# START OF Data
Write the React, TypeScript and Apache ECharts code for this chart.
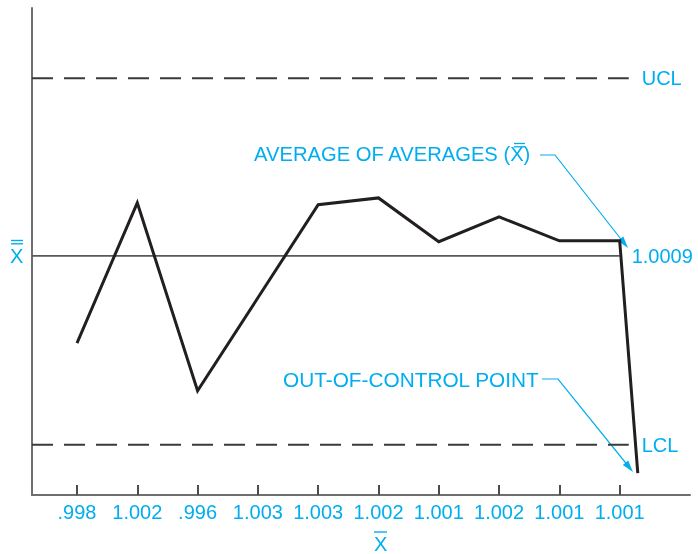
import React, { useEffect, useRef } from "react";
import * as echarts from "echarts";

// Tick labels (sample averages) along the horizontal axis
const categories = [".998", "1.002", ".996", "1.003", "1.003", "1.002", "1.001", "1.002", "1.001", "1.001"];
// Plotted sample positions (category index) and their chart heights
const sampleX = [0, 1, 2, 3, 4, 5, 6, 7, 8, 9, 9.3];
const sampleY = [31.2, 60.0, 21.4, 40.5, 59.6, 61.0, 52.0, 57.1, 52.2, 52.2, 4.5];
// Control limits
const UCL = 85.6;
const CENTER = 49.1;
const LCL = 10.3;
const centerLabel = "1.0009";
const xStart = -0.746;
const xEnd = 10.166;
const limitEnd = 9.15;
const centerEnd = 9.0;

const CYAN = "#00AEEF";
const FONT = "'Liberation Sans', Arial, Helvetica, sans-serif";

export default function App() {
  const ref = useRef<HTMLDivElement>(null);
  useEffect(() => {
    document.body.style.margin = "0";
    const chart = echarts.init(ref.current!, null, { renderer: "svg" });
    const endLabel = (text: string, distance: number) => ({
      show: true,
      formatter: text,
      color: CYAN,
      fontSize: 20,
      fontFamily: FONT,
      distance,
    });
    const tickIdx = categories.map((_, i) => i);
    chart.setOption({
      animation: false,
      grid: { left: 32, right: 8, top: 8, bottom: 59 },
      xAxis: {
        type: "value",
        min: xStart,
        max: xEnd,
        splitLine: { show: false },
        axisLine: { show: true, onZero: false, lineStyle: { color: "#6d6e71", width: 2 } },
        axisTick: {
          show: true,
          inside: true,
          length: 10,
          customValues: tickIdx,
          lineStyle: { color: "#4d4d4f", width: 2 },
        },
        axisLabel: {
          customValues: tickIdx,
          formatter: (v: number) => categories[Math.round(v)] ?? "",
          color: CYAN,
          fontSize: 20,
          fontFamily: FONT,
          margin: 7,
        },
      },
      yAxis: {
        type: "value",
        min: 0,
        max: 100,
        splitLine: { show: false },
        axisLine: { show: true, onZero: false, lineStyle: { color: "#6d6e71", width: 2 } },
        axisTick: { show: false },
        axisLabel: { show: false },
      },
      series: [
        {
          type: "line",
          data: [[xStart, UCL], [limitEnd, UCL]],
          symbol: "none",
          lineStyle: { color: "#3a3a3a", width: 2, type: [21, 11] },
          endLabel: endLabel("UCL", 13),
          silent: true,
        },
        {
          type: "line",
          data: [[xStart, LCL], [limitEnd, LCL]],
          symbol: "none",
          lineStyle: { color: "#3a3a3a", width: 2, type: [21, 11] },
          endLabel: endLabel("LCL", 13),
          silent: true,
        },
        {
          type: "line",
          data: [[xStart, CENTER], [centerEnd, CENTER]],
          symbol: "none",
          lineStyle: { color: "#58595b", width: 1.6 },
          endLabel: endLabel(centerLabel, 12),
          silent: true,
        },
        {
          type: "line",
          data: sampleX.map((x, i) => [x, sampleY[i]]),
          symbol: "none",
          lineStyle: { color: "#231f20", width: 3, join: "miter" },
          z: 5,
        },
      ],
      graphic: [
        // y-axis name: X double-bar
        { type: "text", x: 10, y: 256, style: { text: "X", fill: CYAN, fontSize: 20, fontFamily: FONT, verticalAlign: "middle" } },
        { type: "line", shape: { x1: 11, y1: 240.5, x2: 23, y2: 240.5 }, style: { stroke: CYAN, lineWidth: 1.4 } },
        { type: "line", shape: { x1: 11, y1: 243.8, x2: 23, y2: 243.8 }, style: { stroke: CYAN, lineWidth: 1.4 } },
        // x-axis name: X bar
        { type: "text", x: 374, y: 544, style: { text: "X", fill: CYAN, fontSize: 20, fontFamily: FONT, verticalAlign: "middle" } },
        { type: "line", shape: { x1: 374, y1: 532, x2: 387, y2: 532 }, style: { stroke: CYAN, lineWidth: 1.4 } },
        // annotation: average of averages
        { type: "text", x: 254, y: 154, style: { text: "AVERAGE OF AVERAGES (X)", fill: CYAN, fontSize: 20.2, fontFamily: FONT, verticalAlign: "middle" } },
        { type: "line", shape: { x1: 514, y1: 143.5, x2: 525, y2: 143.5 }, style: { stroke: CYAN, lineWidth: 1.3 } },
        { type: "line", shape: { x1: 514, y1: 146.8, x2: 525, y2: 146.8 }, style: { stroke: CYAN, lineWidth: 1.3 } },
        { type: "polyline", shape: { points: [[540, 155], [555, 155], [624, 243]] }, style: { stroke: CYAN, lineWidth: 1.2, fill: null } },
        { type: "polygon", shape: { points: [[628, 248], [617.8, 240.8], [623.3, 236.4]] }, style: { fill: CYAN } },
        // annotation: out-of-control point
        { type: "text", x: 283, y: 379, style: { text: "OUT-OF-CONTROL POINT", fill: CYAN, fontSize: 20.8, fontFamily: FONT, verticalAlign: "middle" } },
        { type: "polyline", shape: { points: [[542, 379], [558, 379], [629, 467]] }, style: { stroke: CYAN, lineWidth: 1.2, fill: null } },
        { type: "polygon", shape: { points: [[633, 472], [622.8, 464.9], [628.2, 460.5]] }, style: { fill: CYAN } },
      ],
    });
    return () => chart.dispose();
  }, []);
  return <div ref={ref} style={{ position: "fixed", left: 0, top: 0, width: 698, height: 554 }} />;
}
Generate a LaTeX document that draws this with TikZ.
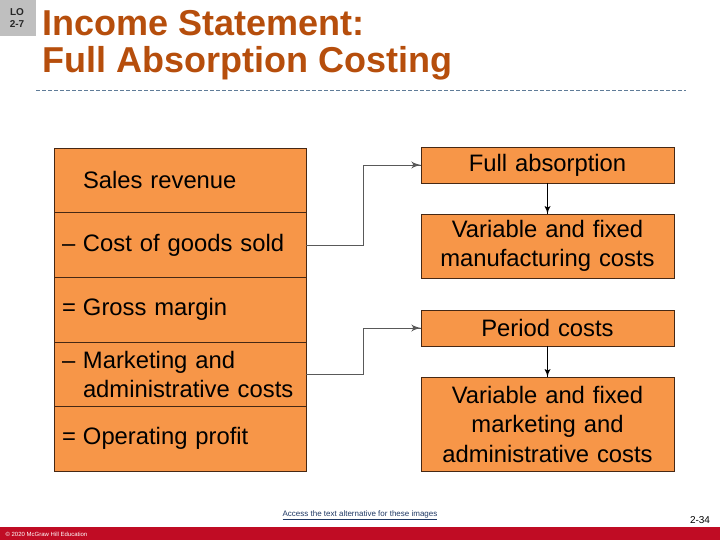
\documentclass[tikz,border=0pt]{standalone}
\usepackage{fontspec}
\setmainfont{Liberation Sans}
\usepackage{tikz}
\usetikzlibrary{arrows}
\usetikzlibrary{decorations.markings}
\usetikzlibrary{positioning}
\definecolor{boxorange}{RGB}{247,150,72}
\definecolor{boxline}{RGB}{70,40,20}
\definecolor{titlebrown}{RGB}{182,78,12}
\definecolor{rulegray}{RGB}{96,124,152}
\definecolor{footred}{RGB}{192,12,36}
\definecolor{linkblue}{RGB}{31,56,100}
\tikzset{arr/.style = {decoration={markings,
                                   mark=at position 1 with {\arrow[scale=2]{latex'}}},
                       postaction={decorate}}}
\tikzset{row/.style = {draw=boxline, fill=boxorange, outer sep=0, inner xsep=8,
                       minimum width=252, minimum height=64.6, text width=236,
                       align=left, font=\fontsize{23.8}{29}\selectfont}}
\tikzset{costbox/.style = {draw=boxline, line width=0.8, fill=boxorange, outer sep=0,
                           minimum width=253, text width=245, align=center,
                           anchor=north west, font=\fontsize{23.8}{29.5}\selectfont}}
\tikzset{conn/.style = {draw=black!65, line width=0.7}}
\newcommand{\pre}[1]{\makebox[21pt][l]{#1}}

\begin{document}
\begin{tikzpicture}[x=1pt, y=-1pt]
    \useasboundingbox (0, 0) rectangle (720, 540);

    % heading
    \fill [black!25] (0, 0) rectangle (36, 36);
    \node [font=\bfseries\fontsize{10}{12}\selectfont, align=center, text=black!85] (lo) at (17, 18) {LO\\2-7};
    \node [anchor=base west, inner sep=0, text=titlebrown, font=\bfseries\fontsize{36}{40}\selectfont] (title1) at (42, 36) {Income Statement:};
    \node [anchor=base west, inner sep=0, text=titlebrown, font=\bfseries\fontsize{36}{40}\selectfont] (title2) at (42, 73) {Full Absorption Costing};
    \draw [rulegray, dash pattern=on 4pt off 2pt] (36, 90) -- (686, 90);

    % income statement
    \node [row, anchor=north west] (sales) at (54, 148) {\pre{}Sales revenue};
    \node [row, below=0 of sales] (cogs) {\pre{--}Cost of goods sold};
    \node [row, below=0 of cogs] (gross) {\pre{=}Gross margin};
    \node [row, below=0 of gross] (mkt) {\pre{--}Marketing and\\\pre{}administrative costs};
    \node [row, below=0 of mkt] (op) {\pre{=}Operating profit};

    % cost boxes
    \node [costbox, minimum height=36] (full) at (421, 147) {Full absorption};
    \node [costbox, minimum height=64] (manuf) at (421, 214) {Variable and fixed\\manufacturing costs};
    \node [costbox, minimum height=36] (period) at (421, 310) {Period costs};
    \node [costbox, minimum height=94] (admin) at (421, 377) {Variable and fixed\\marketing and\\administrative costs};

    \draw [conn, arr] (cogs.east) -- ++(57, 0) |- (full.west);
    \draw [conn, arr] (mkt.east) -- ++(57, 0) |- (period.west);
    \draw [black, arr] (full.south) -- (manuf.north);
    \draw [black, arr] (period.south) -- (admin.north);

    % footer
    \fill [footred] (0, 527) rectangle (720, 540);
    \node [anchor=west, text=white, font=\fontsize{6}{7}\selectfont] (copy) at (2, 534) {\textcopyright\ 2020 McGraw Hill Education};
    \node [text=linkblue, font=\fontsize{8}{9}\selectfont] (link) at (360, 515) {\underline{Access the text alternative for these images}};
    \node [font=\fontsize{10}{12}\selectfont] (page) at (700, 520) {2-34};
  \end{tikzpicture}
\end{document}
# END OF Data
■ Short task: Begin at the first line of the material and copy each line exactly through the one containing "import * as". Omit pictures.

■ Answer to the task:
Write the React, TypeScript and Apache ECharts code for this chart.
import React, { useEffect, useRef } from "react";
import * as echarts from "echarts";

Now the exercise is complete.